Less facetiously, some micro kernels have been proven formally correct. You need a small code to prove formally correct.

And even on an intuitive level, if the code is small I can "hold" it all in my head - at least really grock it in a way you can 1E6 loc.

gpderetta · on Oct 3, 2019

why would a microkernel be smaller than than a monolithic kernel, given the same feature set? Unless you claim that async message passing leads to shorter code than procedure calls.

jacquesm · on Oct 3, 2019

Because it gets spread around over multiple processes you get process based isolation for each module that normally all lives within the same address space. So you may be able to break a module but you can't use that to elevate yourself to lord of the realm.
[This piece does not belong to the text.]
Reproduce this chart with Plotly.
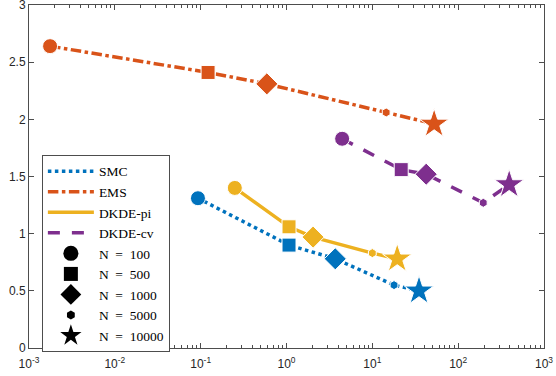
import plotly.graph_objects as go

# x: run time, y: error; one point per sample size N
n_labels = ["N\u2002=\u2002100", "N\u2002=\u2002500", "N\u2002=\u20021000",
            "N\u2002=\u20025000", "N\u2002=\u200210000"]
symbols = ["circle", "square", "diamond", "hexagon", "star"]
sizes = [15, 14, 17, 9, 22]

smc_x = [0.093, 1.07, 3.7, 17.9, 35]
smc_y = [1.31, 0.90, 0.78, 0.55, 0.50]

ems_x = [0.00176, 0.122, 0.59, 14.5, 52.5]
ems_y = [2.64, 2.41, 2.31, 2.06, 1.96]

pi_x = [0.25, 1.07, 2.04, 10.0, 19.5]
pi_y = [1.40, 1.06, 0.97, 0.83, 0.78]

cv_x = [4.45, 21.7, 42.4, 196, 393]
cv_y = [1.83, 1.56, 1.52, 1.27, 1.43]

series = [
    ("SMC", smc_x, smc_y, "#0072BD", "dot"),
    ("EMS", ems_x, ems_y, "#D95319", "dashdot"),
    ("DKDE-pi", pi_x, pi_y, "#EDB120", "solid"),
    ("DKDE-cv", cv_x, cv_y, "#7E2F8E", "12px,12px"),
]

fig = go.Figure()

for name, xs, ys, color, dash in series:
    fig.add_trace(go.Scatter(
        x=xs, y=ys, mode="lines+markers", showlegend=False,
        line=dict(color=color, width=3.5, dash=dash),
        marker=dict(symbol=symbols, size=sizes, color=color, opacity=1),
    ))

# legend entries
for name, xs, ys, color, dash in series:
    fig.add_trace(go.Scatter(
        x=[None], y=[None], mode="lines", name=name,
        line=dict(color=color, width=3.5, dash=dash),
    ))
for lab, sym, sz in zip(n_labels, symbols, sizes):
    fig.add_trace(go.Scatter(
        x=[None], y=[None], mode="markers", name=lab,
        marker=dict(symbol=sym, size=sz, color="black", opacity=1),
    ))

# invisible trace so the top axis exists
fig.add_trace(go.Scatter(x=[None], y=[None], xaxis="x2", showlegend=False))

xt = [1e-3, 1e-2, 1e-1, 1, 10, 100, 1000]
xt_text = ["10<sup>-3</sup>", "10<sup>-2</sup>", "10<sup>-1</sup>", "10<sup>0</sup>",
           "10<sup>1</sup>", "10<sup>2</sup>", "10<sup>3</sup>"]
x_minor = [m * 10.0 ** e for e in range(-3, 3) for m in range(2, 10)]
yt = [0, 0.5, 1, 1.5, 2, 2.5, 3]

axis_color = "#4d4d4d"
tick_font = dict(family="Liberation Sans", size=12, color="#262626")
common_x = dict(
    type="log", range=[-3, 3], tickvals=xt, automargin=False,
    ticks="inside", ticklen=5, tickcolor=axis_color,
    showline=True, linecolor=axis_color, linewidth=1, showgrid=False, zeroline=False,
    minor=dict(ticks="inside", ticklen=3, tickcolor=axis_color, tickvals=x_minor, showgrid=False),
)
fig.update_layout(
    xaxis=dict(**common_x, ticktext=xt_text, tickfont=tick_font, ticklabeloverflow="allow",
               ticklabelstandoff=5),
    xaxis2=dict(**common_x, overlaying="x", side="top", showticklabels=False),
)
fig.update_yaxes(
    range=[0, 3], tickvals=yt, ticktext=["0", "0.5", "1", "1.5", "2", "2.5", "3"],
    ticks="inside", ticklen=5, tickcolor=axis_color, mirror="ticks", automargin=False,
    showline=True, linecolor=axis_color, linewidth=1, showgrid=False, zeroline=False,
    tickfont=tick_font, ticklabeloverflow="allow",
)

fig.update_layout(
    width=556, height=376,
    margin=dict(l=29, r=12, t=5, b=28),
    plot_bgcolor="white", paper_bgcolor="white",
    legend=dict(
        x=0.025, y=0.563, xanchor="left", yanchor="top",
        bgcolor="white", bordercolor=axis_color, borderwidth=1,
        font=dict(family="Liberation Serif", size=13.5, color="black"),
        tracegroupgap=0, itemwidth=46,
    ),
)

fig.write_html("out.html", config={"displayModeBar": False},
               post_script="document.body.style.margin='0';")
gpderetta · on Oct 3, 2019

I very much agree that a microkernel can be both more robust and secure. I'm arguing against being easier to understand. Modularity does not require address space separation, which is a runtime property, not a code organizations feature.

jacquesm · on Oct 4, 2019

The one tends to go hand-in-hand with the other, in my experience. Of course, that's anecdata, but the more complex projects that I've worked on that used message passing separated much more naturally and cleanly into isolated chunks of code that produced their own binaries. Essentially message passing and micro kernels dictate a services based approach, which is an excellent match for OS development.